◆ **Exercise prompt**
Look through the records below, and copy out every line that holds the string "with".

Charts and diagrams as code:

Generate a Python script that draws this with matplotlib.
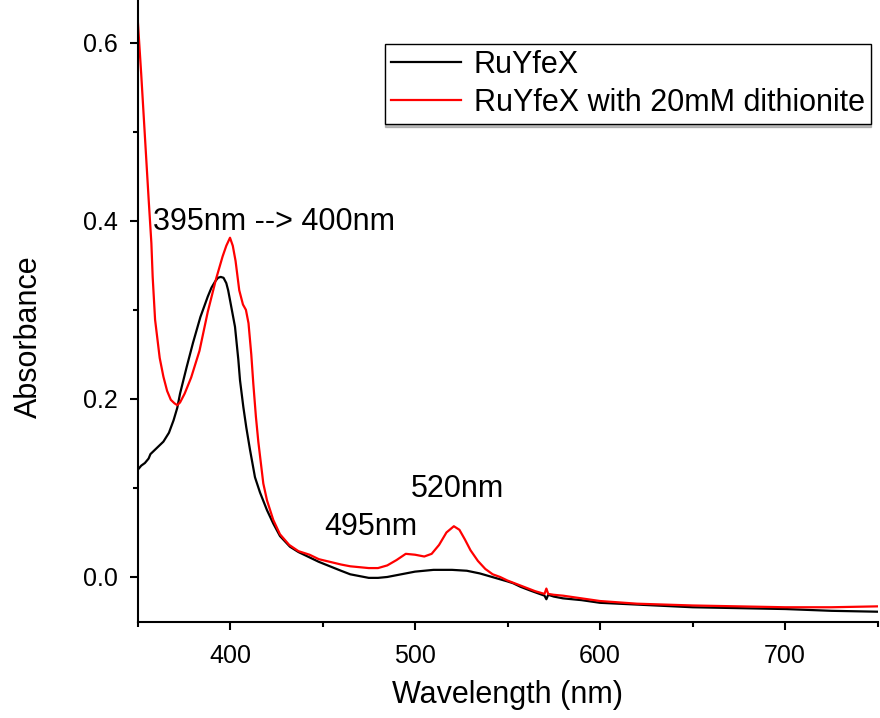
"""UV-vis absorbance spectra of RuYfeX with and without dithionite."""

import matplotlib
matplotlib.use("Agg")
import matplotlib.pyplot as plt
from matplotlib.ticker import MultipleLocator

plt.rcParams["font.family"] = ["Liberation Sans", "DejaVu Sans"]

# RuYfeX (black)
wl_ruyfex = [350, 352, 354, 356, 357, 358.5, 361, 364, 367, 369.5, 371.5, 373,
             376.6, 380, 384, 388, 390, 392, 393.5, 395, 396.5, 398, 399, 400,
             402.7, 404.5, 405.4, 407.2, 408.8, 410.8, 413.5, 416.2, 420,
             423.4, 427, 432.4, 437, 443, 448, 454, 460, 465, 470, 475, 480,
             485, 490, 495, 500, 510, 520, 528, 535, 540, 545, 550, 553, 557,
             562, 566, 570, 571, 572, 575, 580, 590, 600, 620, 650, 675, 700,
             725, 750]
abs_ruyfex = [0.120, 0.125, 0.128, 0.133, 0.138, 0.141, 0.146, 0.152, 0.162,
              0.176, 0.190, 0.206, 0.236, 0.263, 0.292, 0.315, 0.325, 0.332,
              0.336, 0.337, 0.336, 0.330, 0.322, 0.311, 0.281, 0.244, 0.221,
              0.191, 0.168, 0.143, 0.112, 0.095, 0.075, 0.060, 0.046, 0.034,
              0.028, 0.022, 0.017, 0.012, 0.007, 0.003, 0.001, -0.001,
              -0.001, 0.000, 0.002, 0.004, 0.006, 0.008, 0.008, 0.007, 0.004,
              0.001, -0.002, -0.005, -0.007, -0.011, -0.015, -0.018, -0.021,
              -0.025, -0.020, -0.022, -0.024, -0.026, -0.029, -0.031, -0.034,
              -0.035, -0.036, -0.038, -0.039]

# RuYfeX with 20mM dithionite (red)
wl_dithionite = [350, 352, 354, 356, 357.5, 358.2, 359.5, 362, 364, 366, 368,
                 370, 371.5, 373, 375.5, 379, 383.5, 388, 392.5, 396, 398, 400,
                 401.5, 403, 405, 407, 408.6, 410, 411.5, 412.6, 414, 415.3,
                 418, 420, 423.4, 427, 432, 437, 443, 448, 454, 460, 465, 470,
                 475, 480, 485, 490, 495, 500, 505, 509, 513, 517, 521, 524,
                 527, 530, 534, 538, 542, 546, 550, 555, 560, 565, 570, 571,
                 572, 575, 580, 590, 600, 620, 650, 675, 700, 725, 750]
abs_dithionite = [0.630, 0.565, 0.495, 0.425, 0.375, 0.337, 0.289, 0.246,
                  0.225, 0.209, 0.199, 0.195, 0.193, 0.196, 0.206, 0.224,
                  0.254, 0.298, 0.335, 0.360, 0.372, 0.381, 0.372, 0.355,
                  0.322, 0.306, 0.300, 0.285, 0.250, 0.217, 0.180, 0.152,
                  0.105, 0.086, 0.064, 0.048, 0.036, 0.029, 0.025, 0.020,
                  0.017, 0.014, 0.012, 0.011, 0.010, 0.010, 0.013, 0.019,
                  0.026, 0.025, 0.023, 0.026, 0.036, 0.050, 0.057, 0.053,
                  0.042, 0.030, 0.018, 0.009, 0.003, 0.000, -0.004, -0.008,
                  -0.012, -0.016, -0.019, -0.013, -0.019, -0.020, -0.021,
                  -0.024, -0.027, -0.030, -0.032, -0.033, -0.034, -0.034,
                  -0.033]

labels = ["RuYfeX", "RuYfeX with 20mM dithionite"]
peak_notes = [("395nm --> 400nm", 358.2, 0.390),
              ("495nm", 450.8, 0.047),
              ("520nm", 497.6, 0.090)]

fig = plt.figure(figsize=(8.8, 7.18), dpi=100)
ax = fig.add_axes([0.15625, 0.1344, 0.84095, 0.8656])

ax.plot(wl_ruyfex, abs_ruyfex, color="black", lw=1.6, label=labels[0])
ax.plot(wl_dithionite, abs_dithionite, color="red", lw=1.6, label=labels[1])

for text, x, y in peak_notes:
    ax.text(x, y, text, fontsize=22, ha="left", va="baseline")

ax.set_xlim(350, 750)
ax.set_ylim(-0.05, 0.648)

ax.xaxis.set_major_locator(MultipleLocator(100))
ax.xaxis.set_minor_locator(MultipleLocator(50))
ax.yaxis.set_minor_locator(MultipleLocator(0.1))

ax.spines["top"].set_visible(False)
ax.spines["right"].set_visible(False)
for side in ("left", "bottom"):
    ax.spines[side].set_linewidth(1.5)

ax.tick_params(which="major", direction="out", length=6, width=1.5,
               labelsize=18)
ax.tick_params(axis="x", which="major", pad=10)
ax.tick_params(axis="y", which="major", pad=8)
ax.tick_params(which="minor", direction="out", length=3.5, width=1.5)
ax.set_yticks([0.0, 0.2, 0.4, 0.6])
ax.set_yticklabels(["0.0", "0.2", "0.4", "0.6"])

ax.set_xlabel("Wavelength (nm)", fontsize=22)
ax.xaxis.set_label_coords(0.5, -0.094)
ax.set_ylabel("Absorbance", fontsize=22)
ax.yaxis.set_label_coords(-0.127, 0.459)

leg = ax.legend(loc="upper left", bbox_to_anchor=(385 / 880, 1 - 44 / 718),
                bbox_transform=fig.transFigure, fontsize=22, frameon=True,
                fancybox=False, edgecolor="black", borderaxespad=0,
                handlelength=2.3, handletextpad=0.4, labelspacing=0.25,
                borderpad=0.2, shadow={"ox": 0, "oy": -2, "shade": 0.5})
leg.get_frame().set_linewidth(1.0)

fig.savefig("out.png", dpi=100)
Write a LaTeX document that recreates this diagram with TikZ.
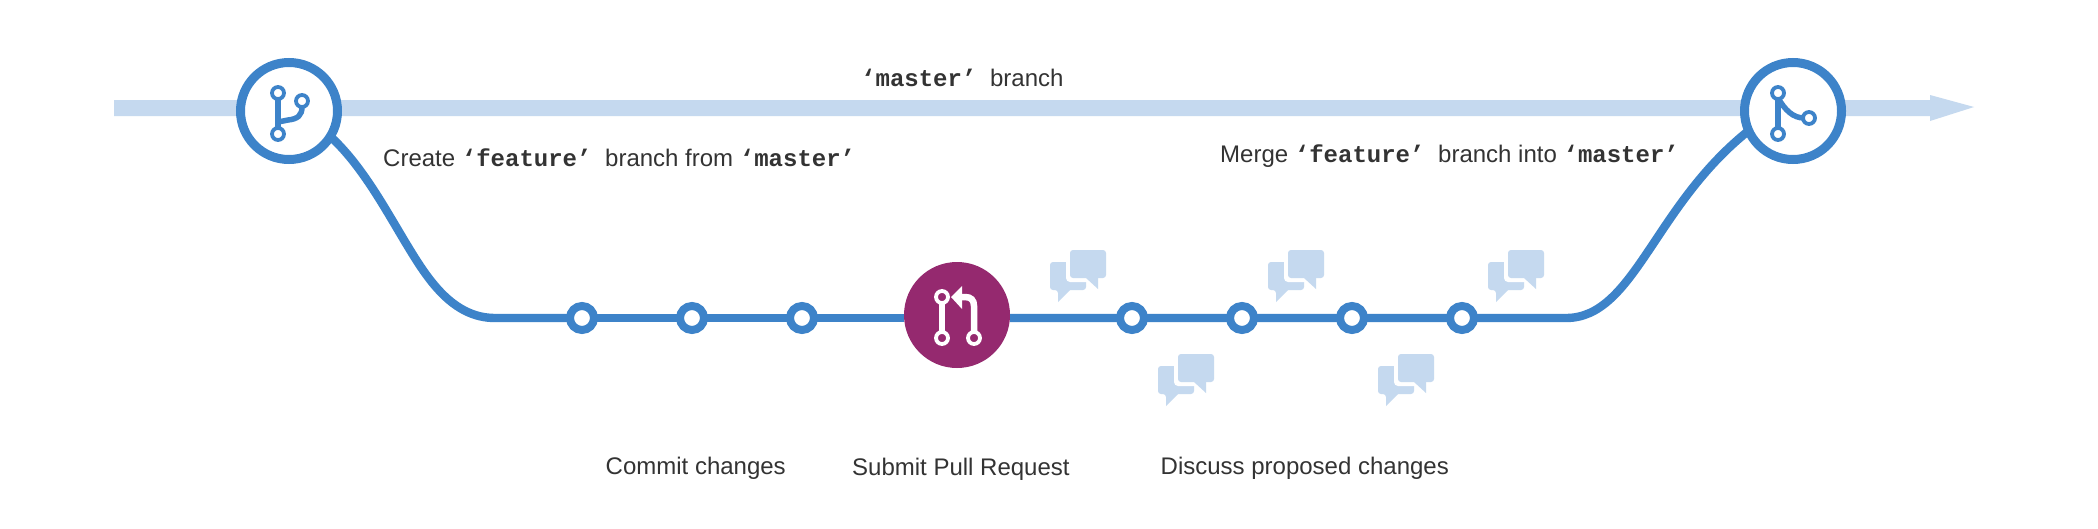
\documentclass[tikz,border=0pt]{standalone}
\usepackage{fontspec}
\setmainfont{Liberation Sans}
\setmonofont{Liberation Mono}
\definecolor{bl}{HTML}{3D83C9}
\definecolor{lb}{HTML}{C5D9EF}
\definecolor{pu}{HTML}{95296F}
\definecolor{tx}{HTML}{333333}
\newcommand{\cd}[1]{\texttt{\textbf{#1}}}
\begin{document}
\begin{tikzpicture}[x=1pt,y=-1pt,
  bigcirc/.style={circle,draw=bl,line width=9pt,fill=white,minimum size=97pt,inner sep=0pt,outer sep=0pt},
  commit/.style={circle,draw=bl,line width=8pt,fill=white,minimum size=24pt,inner sep=0pt,outer sep=0pt},
  prc/.style={circle,fill=pu,minimum size=106pt,inner sep=0pt,outer sep=0pt},
  lab/.style={anchor=base west,inner sep=0pt,text=tx,font=\fontsize{24}{28}\selectfont},
  flow/.style={draw=bl,line width=8.4pt},
  dot/.style={circle,inner sep=0pt,outer sep=0pt,minimum size=12pt,line width=3.8pt},
  stem/.style={line width=6.5pt},
  bubbles/.pic={
    \fill[lb,rounded corners=3pt] (0,12) -- (36,12) -- (36,40) -- (20,40) -- (8,40) -- (8,52) -- (8,40) -- (0,40) -- cycle;
    \fill[lb] (8,38) -- (8,52) -- (21,39) -- (21,38) -- cycle;
    \fill[white,rounded corners=4pt] (16,-4) rectangle (60,32);
    \fill[lb,rounded corners=3pt] (20,0) rectangle (56,28);
    \fill[lb] (36,26) -- (36,28) -- (48,39) -- (48,26) -- cycle;
  }]
\useasboundingbox (0,0) rectangle (2098,528);
\fill[white] (0,0) rectangle (2098,528);
% master band
\fill[lb] (114,100) -- (1930,100) -- (1930,95) -- (1974,107) -- (1930,121) -- (1930,116) -- (114,116) -- cycle;
% connectors sit under the nodes
\coordinate (fl) at (495,318);
\coordinate (fr) at (1566,318);
\coordinate (fa) at (332,138);
\coordinate (fb) at (1747,132);
\node[prc] (P) at (957,315) {};
\draw[flow] (fa) .. controls (363,167) and (387,212) .. (407,245) .. controls (427,278) and (452,318) .. (fl) -- (582,318);
\draw[flow] (582,318) -- (P.west |- 582,318);
\draw[flow] (P.east |- 1132,318) -- (fr) .. controls (1600,318) and (1622,290) .. (1647,253) .. controls (1672,216) and (1700,170) .. (fb);
% nodes
\node[bigcirc] (L) at (289,111) {};
\node[bigcirc] (R) at (1793,111) {};
\node[commit] (c1) at (582,318) {};
\node[commit] (c2) at (692,318) {};
\node[commit] (c3) at (802,318) {};
\node[commit] (d1) at (1132,318) {};
\node[commit] (d2) at (1242,318) {};
\node[commit] (d3) at (1352,318) {};
\node[commit] (d4) at (1462,318) {};
% left icon
\draw[bl,stem] (278,100) -- (278,128);
\draw[bl,line width=5.5pt] (278,122) -- (288,120) .. controls (298,119) and (302,115) .. (302,107);
\node[dot,draw=bl,fill=white] (i1) at (278,93) {};
\node[dot,draw=bl,fill=white] (i2) at (278,134) {};
\node[dot,draw=bl,fill=white] (i3) at (302,101) {};
% right icon
\draw[bl,stem] (1778,100) -- (1778,128);
\draw[bl,line width=5.5pt] (1778,98) .. controls (1785,110) and (1793,118) .. (1804,118);
\node[dot,draw=bl,fill=white] (j1) at (1778,93) {};
\node[dot,draw=bl,fill=white] (j2) at (1778,134) {};
\node[dot,draw=bl,fill=white] (j3) at (1809,118) {};
% PR icon
\draw[white,stem] (942,303) -- (942,332);
\draw[white,line width=6.5pt] (958,297) -- (965,297) .. controls (971,297) and (974,300) .. (974,306) -- (974,332);
\fill[white] (951,297) -- (962,286) -- (962,309) -- cycle;
\node[dot,draw=white,fill=pu] (k1) at (942,297) {};
\node[dot,draw=white,fill=pu] (k2) at (942,338) {};
\node[dot,draw=white,fill=pu] (k3) at (974,338) {};
% bubbles
\pic at (1050,250) {bubbles};
\pic at (1268,250) {bubbles};
\pic at (1488,250) {bubbles};
\pic at (1158,354) {bubbles};
\pic at (1378,354) {bubbles};
% labels
\node[lab] (t1) at (861,86) {\cd{‘master’}\hspace{7pt} branch};
\node[lab] (t2) at (383,166) {Create \cd{‘feature’}\hspace{7pt} branch from \cd{‘master’}};
\node[lab] (t3) at (1220,162) {Merge \cd{‘feature’}\hspace{7pt} branch into \cd{‘master’}};
\node[lab] (t4) at (605.5,474) {Commit changes};
\node[lab] (t5) at (852,475) {Submit Pull Request};
\node[lab] (t6) at (1160.5,474) {Discuss proposed changes};
\end{tikzpicture}
\end{document}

◆ **Task solution**
Generate a Python script that draws this with matplotlib.
"""UV-vis absorbance spectra of RuYfeX with and without dithionite."""
# RuYfeX with 20mM dithionite (red)
labels = ["RuYfeX", "RuYfeX with 20mM dithionite"]
Write a LaTeX document that recreates this diagram with TikZ.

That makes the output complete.